● **TO BE DONE**
Return the lines below exactly, from the first line to the line that contains "from matplotlib.patches import Rectangle". Leave out pictures.

● **EXERCISE DATA**

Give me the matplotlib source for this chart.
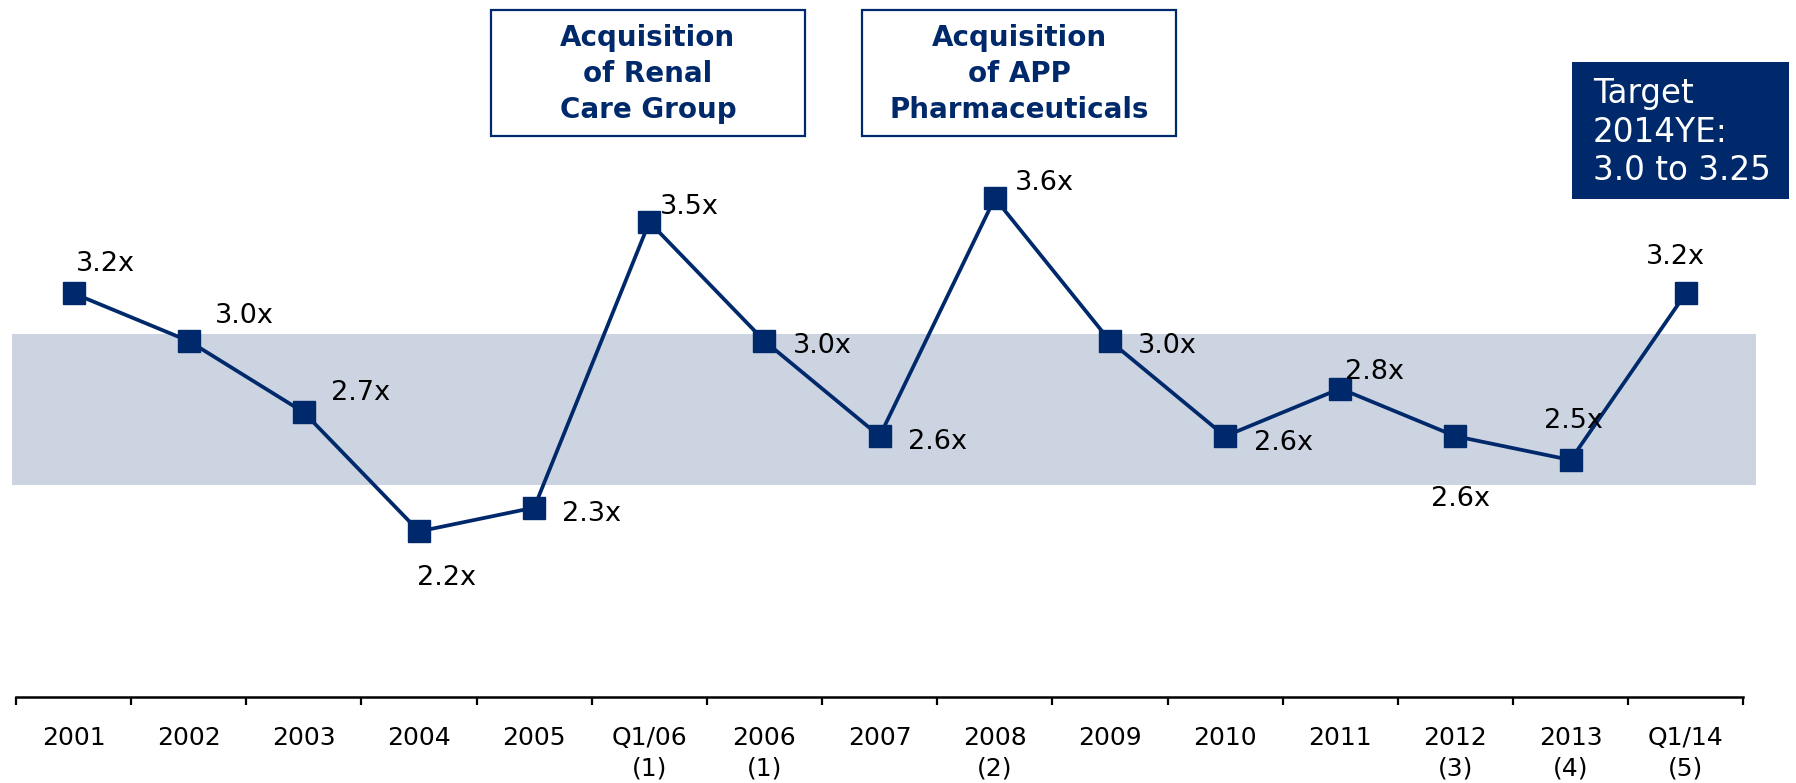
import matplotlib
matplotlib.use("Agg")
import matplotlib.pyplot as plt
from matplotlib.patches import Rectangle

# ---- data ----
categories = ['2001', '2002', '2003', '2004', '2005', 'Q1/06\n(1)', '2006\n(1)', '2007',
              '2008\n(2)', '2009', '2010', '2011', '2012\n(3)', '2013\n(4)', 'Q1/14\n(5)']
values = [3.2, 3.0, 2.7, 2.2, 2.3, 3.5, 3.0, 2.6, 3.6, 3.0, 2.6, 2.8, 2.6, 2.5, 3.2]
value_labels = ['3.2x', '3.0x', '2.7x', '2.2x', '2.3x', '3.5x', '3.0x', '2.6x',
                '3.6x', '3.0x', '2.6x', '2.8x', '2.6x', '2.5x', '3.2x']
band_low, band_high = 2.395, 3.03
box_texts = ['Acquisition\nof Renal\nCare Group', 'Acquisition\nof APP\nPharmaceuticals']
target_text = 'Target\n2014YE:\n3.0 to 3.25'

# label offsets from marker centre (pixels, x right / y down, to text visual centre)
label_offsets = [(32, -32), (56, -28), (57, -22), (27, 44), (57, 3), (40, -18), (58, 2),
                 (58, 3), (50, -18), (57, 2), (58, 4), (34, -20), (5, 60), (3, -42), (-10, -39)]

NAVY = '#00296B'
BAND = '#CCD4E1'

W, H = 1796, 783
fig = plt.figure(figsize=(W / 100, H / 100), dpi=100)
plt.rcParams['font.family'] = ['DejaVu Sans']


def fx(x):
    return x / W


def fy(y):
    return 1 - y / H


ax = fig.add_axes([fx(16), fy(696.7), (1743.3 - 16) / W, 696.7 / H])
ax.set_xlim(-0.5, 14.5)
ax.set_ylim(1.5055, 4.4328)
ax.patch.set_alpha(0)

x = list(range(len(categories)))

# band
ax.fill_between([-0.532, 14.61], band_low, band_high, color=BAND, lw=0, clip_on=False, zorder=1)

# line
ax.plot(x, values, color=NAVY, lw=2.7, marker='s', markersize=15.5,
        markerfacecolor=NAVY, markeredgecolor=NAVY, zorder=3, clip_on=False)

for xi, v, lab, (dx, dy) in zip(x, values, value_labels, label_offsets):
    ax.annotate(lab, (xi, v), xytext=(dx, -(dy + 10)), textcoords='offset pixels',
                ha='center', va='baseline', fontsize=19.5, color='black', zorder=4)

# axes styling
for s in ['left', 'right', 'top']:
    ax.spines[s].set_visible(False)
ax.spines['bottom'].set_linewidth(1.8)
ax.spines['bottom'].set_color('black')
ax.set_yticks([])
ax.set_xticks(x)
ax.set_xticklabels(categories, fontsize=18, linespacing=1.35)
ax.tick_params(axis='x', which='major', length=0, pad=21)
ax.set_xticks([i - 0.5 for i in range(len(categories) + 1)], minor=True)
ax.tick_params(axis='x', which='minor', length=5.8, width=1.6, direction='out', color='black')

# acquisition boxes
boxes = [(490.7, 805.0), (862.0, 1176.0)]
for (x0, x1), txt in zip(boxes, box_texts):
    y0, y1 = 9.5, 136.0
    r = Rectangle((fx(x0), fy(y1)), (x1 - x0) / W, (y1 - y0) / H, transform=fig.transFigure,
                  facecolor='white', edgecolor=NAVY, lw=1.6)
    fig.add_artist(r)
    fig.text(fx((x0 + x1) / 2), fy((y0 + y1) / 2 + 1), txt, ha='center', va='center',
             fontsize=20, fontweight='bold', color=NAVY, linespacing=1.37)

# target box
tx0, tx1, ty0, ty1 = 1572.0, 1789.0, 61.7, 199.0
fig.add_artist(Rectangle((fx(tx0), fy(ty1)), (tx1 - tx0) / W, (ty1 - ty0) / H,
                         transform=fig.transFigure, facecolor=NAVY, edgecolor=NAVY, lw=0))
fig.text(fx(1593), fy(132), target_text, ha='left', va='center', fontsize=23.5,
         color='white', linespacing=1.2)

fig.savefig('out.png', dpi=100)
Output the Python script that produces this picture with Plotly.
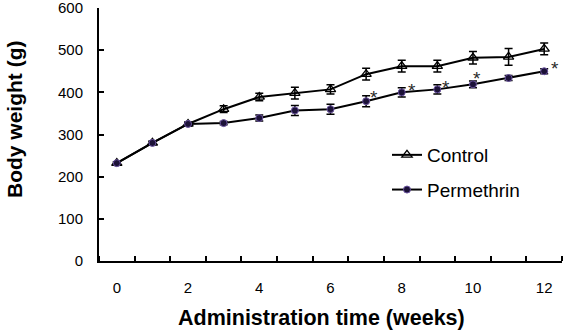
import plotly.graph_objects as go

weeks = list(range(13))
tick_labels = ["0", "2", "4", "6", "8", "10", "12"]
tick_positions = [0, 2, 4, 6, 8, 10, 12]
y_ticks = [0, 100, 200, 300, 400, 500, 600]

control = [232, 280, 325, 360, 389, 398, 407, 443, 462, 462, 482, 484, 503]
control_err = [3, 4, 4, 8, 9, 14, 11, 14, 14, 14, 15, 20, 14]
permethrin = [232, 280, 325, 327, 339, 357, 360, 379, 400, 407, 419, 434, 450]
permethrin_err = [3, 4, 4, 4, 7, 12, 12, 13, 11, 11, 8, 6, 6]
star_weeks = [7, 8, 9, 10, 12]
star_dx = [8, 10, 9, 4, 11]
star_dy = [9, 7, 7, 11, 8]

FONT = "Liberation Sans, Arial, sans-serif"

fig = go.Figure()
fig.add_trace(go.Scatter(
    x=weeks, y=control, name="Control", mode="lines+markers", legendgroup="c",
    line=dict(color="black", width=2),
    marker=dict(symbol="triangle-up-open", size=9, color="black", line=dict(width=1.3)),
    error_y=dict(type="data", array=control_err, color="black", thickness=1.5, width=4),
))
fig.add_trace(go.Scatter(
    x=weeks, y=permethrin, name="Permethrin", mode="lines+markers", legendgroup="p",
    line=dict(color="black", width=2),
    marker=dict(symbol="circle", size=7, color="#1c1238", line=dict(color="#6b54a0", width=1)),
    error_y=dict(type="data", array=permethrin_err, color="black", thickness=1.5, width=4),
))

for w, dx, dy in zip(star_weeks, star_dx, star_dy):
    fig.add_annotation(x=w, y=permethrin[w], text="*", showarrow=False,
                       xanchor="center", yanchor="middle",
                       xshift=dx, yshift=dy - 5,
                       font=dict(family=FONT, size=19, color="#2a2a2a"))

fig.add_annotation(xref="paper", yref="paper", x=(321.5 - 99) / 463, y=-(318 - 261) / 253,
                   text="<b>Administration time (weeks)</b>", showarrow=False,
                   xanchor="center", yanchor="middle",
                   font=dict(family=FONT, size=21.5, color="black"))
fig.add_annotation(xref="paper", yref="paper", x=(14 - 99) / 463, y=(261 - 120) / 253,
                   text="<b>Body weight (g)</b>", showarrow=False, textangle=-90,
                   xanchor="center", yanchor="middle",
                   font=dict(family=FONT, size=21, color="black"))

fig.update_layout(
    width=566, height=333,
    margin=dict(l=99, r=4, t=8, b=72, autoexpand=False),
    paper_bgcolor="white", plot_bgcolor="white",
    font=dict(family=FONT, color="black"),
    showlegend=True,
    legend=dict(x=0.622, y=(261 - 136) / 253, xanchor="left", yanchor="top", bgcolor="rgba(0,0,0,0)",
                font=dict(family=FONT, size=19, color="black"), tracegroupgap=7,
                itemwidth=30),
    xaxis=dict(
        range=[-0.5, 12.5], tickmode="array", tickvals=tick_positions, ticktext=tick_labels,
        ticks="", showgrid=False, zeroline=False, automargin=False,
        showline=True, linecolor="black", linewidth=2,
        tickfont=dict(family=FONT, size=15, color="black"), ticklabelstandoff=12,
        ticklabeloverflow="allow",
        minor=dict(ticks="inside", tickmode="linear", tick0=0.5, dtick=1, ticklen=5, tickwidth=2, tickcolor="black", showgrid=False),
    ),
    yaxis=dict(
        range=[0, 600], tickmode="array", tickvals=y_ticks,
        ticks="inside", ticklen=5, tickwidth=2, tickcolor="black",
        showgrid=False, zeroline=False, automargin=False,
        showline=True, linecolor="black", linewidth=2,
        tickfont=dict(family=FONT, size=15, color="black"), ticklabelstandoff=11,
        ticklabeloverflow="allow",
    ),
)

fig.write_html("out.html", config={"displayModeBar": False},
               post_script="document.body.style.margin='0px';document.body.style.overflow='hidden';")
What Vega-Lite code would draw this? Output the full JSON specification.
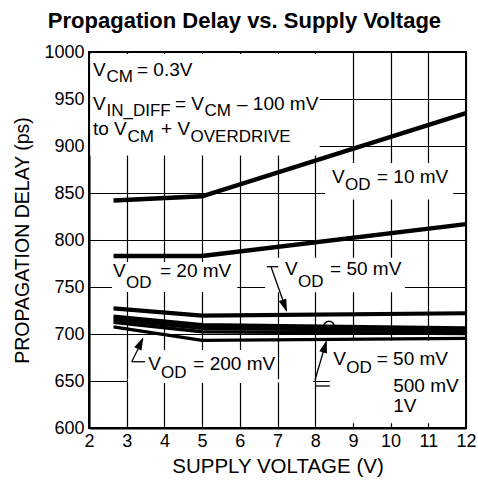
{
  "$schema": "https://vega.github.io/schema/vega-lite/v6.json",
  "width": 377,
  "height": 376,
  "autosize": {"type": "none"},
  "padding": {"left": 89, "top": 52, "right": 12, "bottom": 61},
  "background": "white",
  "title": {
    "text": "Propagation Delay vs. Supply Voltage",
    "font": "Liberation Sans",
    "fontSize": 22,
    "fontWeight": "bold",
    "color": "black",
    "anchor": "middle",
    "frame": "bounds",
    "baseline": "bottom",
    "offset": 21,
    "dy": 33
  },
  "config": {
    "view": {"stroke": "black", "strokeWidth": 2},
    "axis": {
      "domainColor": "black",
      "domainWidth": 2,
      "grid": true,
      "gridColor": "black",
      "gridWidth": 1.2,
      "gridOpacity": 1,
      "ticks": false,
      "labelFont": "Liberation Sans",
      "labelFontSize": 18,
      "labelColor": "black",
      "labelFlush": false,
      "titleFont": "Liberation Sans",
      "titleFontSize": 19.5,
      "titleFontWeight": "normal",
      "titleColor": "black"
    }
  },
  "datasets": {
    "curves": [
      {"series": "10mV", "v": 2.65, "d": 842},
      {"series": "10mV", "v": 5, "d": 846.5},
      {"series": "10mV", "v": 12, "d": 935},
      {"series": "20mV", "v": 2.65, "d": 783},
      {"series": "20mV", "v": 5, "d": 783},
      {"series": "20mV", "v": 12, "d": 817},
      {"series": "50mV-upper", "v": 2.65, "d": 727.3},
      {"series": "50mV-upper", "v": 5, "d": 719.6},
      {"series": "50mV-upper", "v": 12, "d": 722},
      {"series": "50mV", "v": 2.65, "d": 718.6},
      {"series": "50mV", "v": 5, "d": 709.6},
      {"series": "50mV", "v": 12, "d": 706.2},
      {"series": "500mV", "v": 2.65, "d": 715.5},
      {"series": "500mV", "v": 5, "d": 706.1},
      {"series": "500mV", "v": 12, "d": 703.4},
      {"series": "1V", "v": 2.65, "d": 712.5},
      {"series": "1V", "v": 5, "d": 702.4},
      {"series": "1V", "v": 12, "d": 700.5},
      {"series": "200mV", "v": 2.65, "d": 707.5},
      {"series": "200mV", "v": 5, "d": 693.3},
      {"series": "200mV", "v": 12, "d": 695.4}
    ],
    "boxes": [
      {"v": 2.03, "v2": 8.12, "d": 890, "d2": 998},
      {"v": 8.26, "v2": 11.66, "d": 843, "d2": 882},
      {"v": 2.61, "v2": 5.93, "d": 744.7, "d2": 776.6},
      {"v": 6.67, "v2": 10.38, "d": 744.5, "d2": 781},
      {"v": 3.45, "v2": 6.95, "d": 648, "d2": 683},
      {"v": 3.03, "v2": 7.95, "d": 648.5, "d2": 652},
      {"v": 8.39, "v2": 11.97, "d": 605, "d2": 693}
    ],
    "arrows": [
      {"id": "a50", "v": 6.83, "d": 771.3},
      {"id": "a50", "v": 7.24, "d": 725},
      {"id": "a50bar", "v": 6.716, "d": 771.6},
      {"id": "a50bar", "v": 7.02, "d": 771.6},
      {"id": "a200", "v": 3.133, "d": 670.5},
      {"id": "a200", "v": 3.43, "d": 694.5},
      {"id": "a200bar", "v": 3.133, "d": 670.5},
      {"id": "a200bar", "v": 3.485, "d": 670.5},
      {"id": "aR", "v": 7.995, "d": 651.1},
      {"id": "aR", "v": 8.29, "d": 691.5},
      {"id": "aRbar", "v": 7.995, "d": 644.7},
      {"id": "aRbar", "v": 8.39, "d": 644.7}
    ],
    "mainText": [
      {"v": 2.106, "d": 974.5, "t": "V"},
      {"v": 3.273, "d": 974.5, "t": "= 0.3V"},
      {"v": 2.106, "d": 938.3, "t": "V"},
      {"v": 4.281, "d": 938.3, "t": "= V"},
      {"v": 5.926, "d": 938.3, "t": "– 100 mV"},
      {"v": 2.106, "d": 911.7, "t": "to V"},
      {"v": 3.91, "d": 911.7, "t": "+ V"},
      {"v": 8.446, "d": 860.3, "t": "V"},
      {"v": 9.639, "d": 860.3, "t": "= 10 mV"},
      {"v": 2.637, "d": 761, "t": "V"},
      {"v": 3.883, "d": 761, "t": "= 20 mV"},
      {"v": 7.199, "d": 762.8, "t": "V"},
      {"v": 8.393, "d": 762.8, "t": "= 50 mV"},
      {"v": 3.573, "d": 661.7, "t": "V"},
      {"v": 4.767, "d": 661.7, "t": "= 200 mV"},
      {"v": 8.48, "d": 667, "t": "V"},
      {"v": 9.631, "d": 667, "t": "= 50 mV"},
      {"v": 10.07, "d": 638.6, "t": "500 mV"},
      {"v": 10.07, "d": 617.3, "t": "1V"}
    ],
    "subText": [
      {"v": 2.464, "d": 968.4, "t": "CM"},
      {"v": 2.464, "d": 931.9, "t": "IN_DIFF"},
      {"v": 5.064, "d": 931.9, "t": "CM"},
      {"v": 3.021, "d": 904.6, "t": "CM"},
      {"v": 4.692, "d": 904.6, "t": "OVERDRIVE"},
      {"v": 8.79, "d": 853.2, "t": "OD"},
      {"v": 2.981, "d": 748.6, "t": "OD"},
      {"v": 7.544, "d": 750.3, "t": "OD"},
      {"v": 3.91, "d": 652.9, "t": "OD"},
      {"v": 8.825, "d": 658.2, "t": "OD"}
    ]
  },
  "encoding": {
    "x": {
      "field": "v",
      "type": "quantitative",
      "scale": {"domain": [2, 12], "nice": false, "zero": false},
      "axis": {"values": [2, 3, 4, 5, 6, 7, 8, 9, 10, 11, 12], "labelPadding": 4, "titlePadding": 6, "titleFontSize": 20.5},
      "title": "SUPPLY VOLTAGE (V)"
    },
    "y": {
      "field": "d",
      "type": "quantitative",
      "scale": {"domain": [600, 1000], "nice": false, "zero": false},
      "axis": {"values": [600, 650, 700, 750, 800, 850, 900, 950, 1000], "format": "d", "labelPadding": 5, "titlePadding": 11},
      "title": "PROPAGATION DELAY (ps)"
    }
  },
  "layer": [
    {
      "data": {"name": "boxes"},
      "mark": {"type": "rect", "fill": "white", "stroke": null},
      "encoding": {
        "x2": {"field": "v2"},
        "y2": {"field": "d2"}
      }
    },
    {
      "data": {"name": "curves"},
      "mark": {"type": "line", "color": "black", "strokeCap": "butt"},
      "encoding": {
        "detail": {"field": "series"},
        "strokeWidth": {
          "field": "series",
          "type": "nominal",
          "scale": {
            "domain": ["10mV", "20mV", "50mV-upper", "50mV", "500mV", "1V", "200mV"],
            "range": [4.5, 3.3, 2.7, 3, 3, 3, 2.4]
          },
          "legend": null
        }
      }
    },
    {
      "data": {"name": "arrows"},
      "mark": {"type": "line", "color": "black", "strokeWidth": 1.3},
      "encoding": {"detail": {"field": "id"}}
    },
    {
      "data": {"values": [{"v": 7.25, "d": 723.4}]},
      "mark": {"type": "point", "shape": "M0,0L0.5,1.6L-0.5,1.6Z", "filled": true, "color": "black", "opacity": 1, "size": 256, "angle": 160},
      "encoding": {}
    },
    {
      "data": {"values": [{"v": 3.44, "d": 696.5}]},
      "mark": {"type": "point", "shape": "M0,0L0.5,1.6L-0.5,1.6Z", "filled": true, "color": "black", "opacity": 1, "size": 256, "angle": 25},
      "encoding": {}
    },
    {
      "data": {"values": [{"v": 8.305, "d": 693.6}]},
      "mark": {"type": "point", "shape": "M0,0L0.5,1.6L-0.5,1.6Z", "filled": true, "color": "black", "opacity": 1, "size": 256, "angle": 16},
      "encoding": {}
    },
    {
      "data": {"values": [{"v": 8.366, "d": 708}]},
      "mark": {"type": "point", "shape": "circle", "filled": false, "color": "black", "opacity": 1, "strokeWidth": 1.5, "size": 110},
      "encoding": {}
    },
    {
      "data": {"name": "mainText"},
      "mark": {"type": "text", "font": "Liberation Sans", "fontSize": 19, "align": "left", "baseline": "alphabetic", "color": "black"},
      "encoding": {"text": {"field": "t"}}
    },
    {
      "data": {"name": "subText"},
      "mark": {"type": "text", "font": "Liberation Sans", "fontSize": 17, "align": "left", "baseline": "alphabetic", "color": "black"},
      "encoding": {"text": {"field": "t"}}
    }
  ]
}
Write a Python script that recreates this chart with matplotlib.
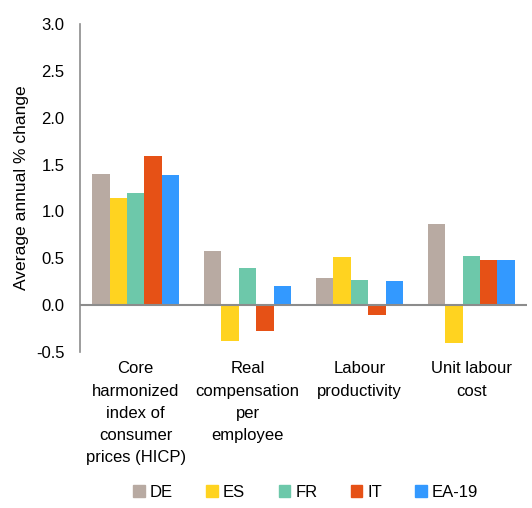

● **OUTPUT**
Give me the matplotlib source for this chart.
import matplotlib
matplotlib.use("Agg")
import matplotlib.pyplot as plt
from matplotlib.patches import Rectangle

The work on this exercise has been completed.